= What to do =
Reproduce the listing below word for word, with no pictures.
>> START Information shown
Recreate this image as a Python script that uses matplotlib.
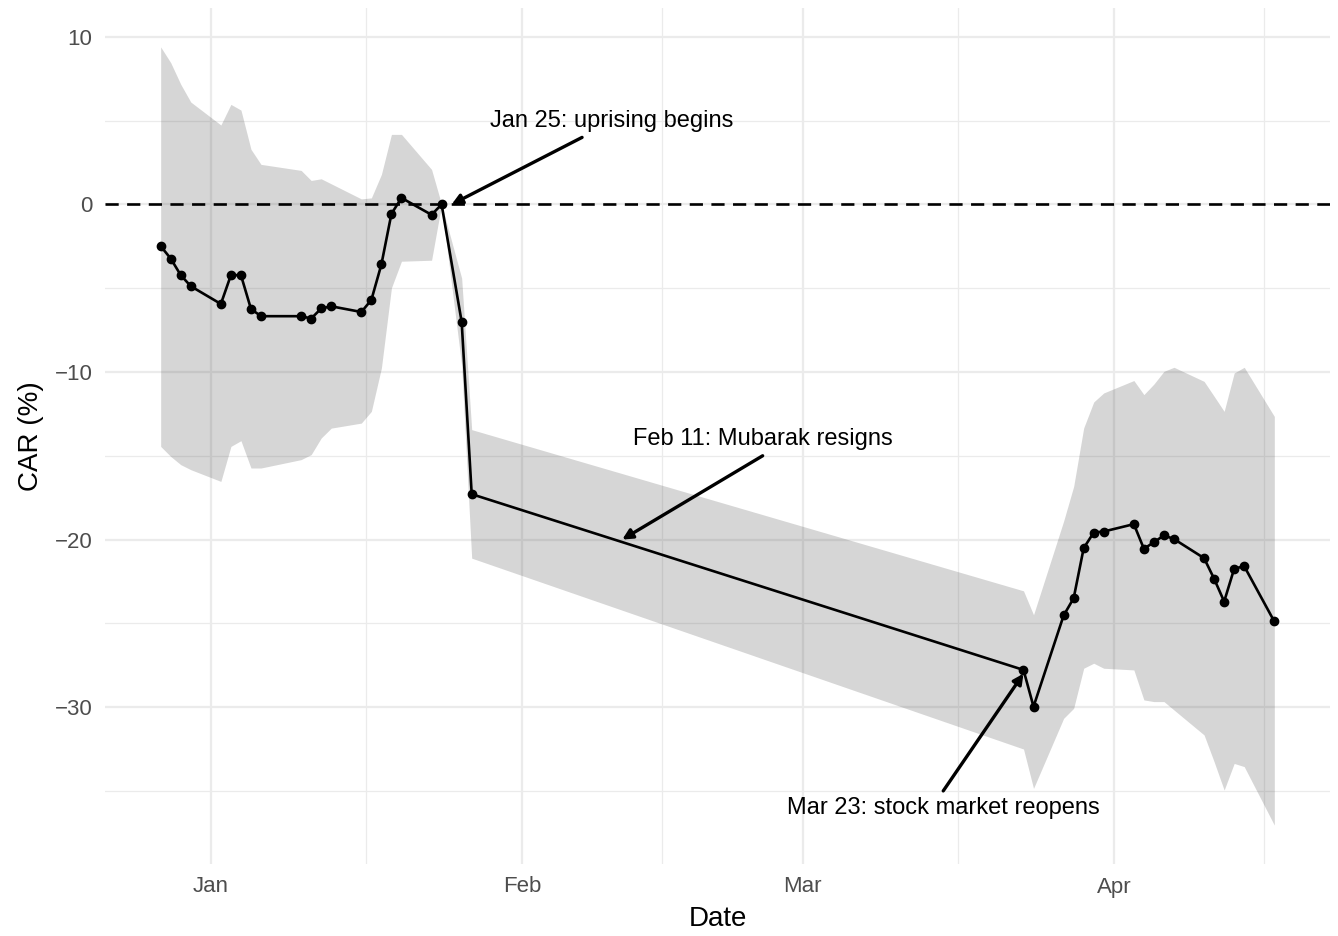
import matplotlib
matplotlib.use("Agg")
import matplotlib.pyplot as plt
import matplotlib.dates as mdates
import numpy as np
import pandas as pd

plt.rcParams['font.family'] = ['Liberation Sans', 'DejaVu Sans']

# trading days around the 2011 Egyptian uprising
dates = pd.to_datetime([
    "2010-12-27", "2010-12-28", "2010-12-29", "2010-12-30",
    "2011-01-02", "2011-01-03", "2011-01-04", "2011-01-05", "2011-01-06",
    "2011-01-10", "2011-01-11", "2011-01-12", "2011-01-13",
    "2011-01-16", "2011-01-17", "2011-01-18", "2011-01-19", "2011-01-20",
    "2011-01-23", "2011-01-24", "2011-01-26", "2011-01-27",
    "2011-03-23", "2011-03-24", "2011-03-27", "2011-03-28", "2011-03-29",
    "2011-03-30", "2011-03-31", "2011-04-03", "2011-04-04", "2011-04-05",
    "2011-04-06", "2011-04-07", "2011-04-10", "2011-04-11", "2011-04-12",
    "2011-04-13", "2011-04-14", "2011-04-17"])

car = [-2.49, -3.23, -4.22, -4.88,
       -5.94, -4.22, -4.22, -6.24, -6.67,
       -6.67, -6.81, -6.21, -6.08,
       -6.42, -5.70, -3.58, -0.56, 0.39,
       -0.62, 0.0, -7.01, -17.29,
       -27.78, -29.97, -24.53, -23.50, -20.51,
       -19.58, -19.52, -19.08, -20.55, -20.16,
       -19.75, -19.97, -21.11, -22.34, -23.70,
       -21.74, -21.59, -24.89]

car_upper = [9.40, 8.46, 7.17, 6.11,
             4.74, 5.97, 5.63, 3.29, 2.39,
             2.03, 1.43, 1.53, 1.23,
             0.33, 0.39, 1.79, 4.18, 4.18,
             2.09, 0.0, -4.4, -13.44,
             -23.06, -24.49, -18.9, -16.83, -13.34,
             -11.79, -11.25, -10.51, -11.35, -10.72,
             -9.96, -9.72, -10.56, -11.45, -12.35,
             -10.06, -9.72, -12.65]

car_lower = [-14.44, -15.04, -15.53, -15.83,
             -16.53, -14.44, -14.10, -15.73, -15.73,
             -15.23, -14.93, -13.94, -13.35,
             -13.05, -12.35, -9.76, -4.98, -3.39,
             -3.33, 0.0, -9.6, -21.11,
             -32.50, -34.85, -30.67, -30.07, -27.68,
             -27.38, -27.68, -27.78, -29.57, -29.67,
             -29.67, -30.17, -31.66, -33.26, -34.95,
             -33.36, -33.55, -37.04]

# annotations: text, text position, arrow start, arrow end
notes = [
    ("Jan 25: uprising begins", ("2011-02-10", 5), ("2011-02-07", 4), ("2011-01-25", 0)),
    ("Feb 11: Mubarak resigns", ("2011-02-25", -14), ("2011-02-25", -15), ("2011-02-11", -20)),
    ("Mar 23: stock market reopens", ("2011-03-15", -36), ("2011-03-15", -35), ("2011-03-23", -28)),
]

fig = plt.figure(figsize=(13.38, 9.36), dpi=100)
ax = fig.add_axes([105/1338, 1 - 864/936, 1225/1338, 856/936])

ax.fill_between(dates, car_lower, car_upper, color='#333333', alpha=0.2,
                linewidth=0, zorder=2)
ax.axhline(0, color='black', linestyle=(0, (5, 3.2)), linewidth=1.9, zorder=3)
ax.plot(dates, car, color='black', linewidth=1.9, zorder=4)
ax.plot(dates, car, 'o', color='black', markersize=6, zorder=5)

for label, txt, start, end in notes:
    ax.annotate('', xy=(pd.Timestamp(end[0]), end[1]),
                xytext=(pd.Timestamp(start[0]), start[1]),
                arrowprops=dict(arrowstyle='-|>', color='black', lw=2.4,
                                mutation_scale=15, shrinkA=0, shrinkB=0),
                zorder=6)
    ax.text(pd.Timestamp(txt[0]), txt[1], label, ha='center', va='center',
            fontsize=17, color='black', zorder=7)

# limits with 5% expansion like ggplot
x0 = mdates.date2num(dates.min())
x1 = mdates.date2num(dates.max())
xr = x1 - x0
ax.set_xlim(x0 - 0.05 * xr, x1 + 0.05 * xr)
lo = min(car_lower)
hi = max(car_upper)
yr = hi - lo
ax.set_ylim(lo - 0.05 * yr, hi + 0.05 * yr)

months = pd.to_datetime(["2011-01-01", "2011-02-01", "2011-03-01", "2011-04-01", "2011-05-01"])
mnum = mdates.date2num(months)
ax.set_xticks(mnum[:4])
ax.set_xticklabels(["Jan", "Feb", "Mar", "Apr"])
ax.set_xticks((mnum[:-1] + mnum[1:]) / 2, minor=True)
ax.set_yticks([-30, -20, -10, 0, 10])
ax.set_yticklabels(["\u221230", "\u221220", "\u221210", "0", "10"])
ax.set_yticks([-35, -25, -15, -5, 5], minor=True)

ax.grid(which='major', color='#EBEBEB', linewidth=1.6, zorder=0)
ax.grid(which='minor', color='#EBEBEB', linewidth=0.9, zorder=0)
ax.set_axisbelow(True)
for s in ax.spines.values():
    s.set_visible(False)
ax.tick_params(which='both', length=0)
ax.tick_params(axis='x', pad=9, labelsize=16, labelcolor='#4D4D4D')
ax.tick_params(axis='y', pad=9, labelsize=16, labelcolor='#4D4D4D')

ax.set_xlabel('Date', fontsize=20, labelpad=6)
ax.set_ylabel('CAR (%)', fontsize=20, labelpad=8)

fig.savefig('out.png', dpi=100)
>> END Information shown
= Correct output =
Recreate this image as a Python script that uses matplotlib.
import matplotlib
matplotlib.use("Agg")
import matplotlib.pyplot as plt
import matplotlib.dates as mdates
import numpy as np
import pandas as pd

plt.rcParams['font.family'] = ['Liberation Sans', 'DejaVu Sans']

# trading days around the 2011 Egyptian uprising
dates = pd.to_datetime([
    "2010-12-27", "2010-12-28", "2010-12-29", "2010-12-30",
    "2011-01-02", "2011-01-03", "2011-01-04", "2011-01-05", "2011-01-06",
    "2011-01-10", "2011-01-11", "2011-01-12", "2011-01-13",
    "2011-01-16", "2011-01-17", "2011-01-18", "2011-01-19", "2011-01-20",
    "2011-01-23", "2011-01-24", "2011-01-26", "2011-01-27",
    "2011-03-23", "2011-03-24", "2011-03-27", "2011-03-28", "2011-03-29",
    "2011-03-30", "2011-03-31", "2011-04-03", "2011-04-04", "2011-04-05",
    "2011-04-06", "2011-04-07", "2011-04-10", "2011-04-11", "2011-04-12",
    "2011-04-13", "2011-04-14", "2011-04-17"])

car = [-2.49, -3.23, -4.22, -4.88,
       -5.94, -4.22, -4.22, -6.24, -6.67,
       -6.67, -6.81, -6.21, -6.08,
       -6.42, -5.70, -3.58, -0.56, 0.39,
       -0.62, 0.0, -7.01, -17.29,
       -27.78, -29.97, -24.53, -23.50, -20.51,
       -19.58, -19.52, -19.08, -20.55, -20.16,
       -19.75, -19.97, -21.11, -22.34, -23.70,
       -21.74, -21.59, -24.89]

car_upper = [9.40, 8.46, 7.17, 6.11,
             4.74, 5.97, 5.63, 3.29, 2.39,
             2.03, 1.43, 1.53, 1.23,
             0.33, 0.39, 1.79, 4.18, 4.18,
             2.09, 0.0, -4.4, -13.44,
             -23.06, -24.49, -18.9, -16.83, -13.34,
             -11.79, -11.25, -10.51, -11.35, -10.72,
             -9.96, -9.72, -10.56, -11.45, -12.35,
             -10.06, -9.72, -12.65]

car_lower = [-14.44, -15.04, -15.53, -15.83,
             -16.53, -14.44, -14.10, -15.73, -15.73,
             -15.23, -14.93, -13.94, -13.35,
             -13.05, -12.35, -9.76, -4.98, -3.39,
             -3.33, 0.0, -9.6, -21.11,
             -32.50, -34.85, -30.67, -30.07, -27.68,
             -27.38, -27.68, -27.78, -29.57, -29.67,
             -29.67, -30.17, -31.66, -33.26, -34.95,
             -33.36, -33.55, -37.04]

# annotations: text, text position, arrow start, arrow end
notes = [
    ("Jan 25: uprising begins", ("2011-02-10", 5), ("2011-02-07", 4), ("2011-01-25", 0)),
    ("Feb 11: Mubarak resigns", ("2011-02-25", -14), ("2011-02-25", -15), ("2011-02-11", -20)),
    ("Mar 23: stock market reopens", ("2011-03-15", -36), ("2011-03-15", -35), ("2011-03-23", -28)),
]

fig = plt.figure(figsize=(13.38, 9.36), dpi=100)
ax = fig.add_axes([105/1338, 1 - 864/936, 1225/1338, 856/936])

ax.fill_between(dates, car_lower, car_upper, color='#333333', alpha=0.2,
                linewidth=0, zorder=2)
ax.axhline(0, color='black', linestyle=(0, (5, 3.2)), linewidth=1.9, zorder=3)
ax.plot(dates, car, color='black', linewidth=1.9, zorder=4)
ax.plot(dates, car, 'o', color='black', markersize=6, zorder=5)

for label, txt, start, end in notes:
    ax.annotate('', xy=(pd.Timestamp(end[0]), end[1]),
                xytext=(pd.Timestamp(start[0]), start[1]),
                arrowprops=dict(arrowstyle='-|>', color='black', lw=2.4,
                                mutation_scale=15, shrinkA=0, shrinkB=0),
                zorder=6)
    ax.text(pd.Timestamp(txt[0]), txt[1], label, ha='center', va='center',
            fontsize=17, color='black', zorder=7)

# limits with 5% expansion like ggplot
x0 = mdates.date2num(dates.min())
x1 = mdates.date2num(dates.max())
xr = x1 - x0
ax.set_xlim(x0 - 0.05 * xr, x1 + 0.05 * xr)
lo = min(car_lower)
hi = max(car_upper)
yr = hi - lo
ax.set_ylim(lo - 0.05 * yr, hi + 0.05 * yr)

months = pd.to_datetime(["2011-01-01", "2011-02-01", "2011-03-01", "2011-04-01", "2011-05-01"])
mnum = mdates.date2num(months)
ax.set_xticks(mnum[:4])
ax.set_xticklabels(["Jan", "Feb", "Mar", "Apr"])
ax.set_xticks((mnum[:-1] + mnum[1:]) / 2, minor=True)
ax.set_yticks([-30, -20, -10, 0, 10])
ax.set_yticklabels(["\u221230", "\u221220", "\u221210", "0", "10"])
ax.set_yticks([-35, -25, -15, -5, 5], minor=True)

ax.grid(which='major', color='#EBEBEB', linewidth=1.6, zorder=0)
ax.grid(which='minor', color='#EBEBEB', linewidth=0.9, zorder=0)
ax.set_axisbelow(True)
for s in ax.spines.values():
    s.set_visible(False)
ax.tick_params(which='both', length=0)
ax.tick_params(axis='x', pad=9, labelsize=16, labelcolor='#4D4D4D')
ax.tick_params(axis='y', pad=9, labelsize=16, labelcolor='#4D4D4D')

ax.set_xlabel('Date', fontsize=20, labelpad=6)
ax.set_ylabel('CAR (%)', fontsize=20, labelpad=8)

fig.savefig('out.png', dpi=100)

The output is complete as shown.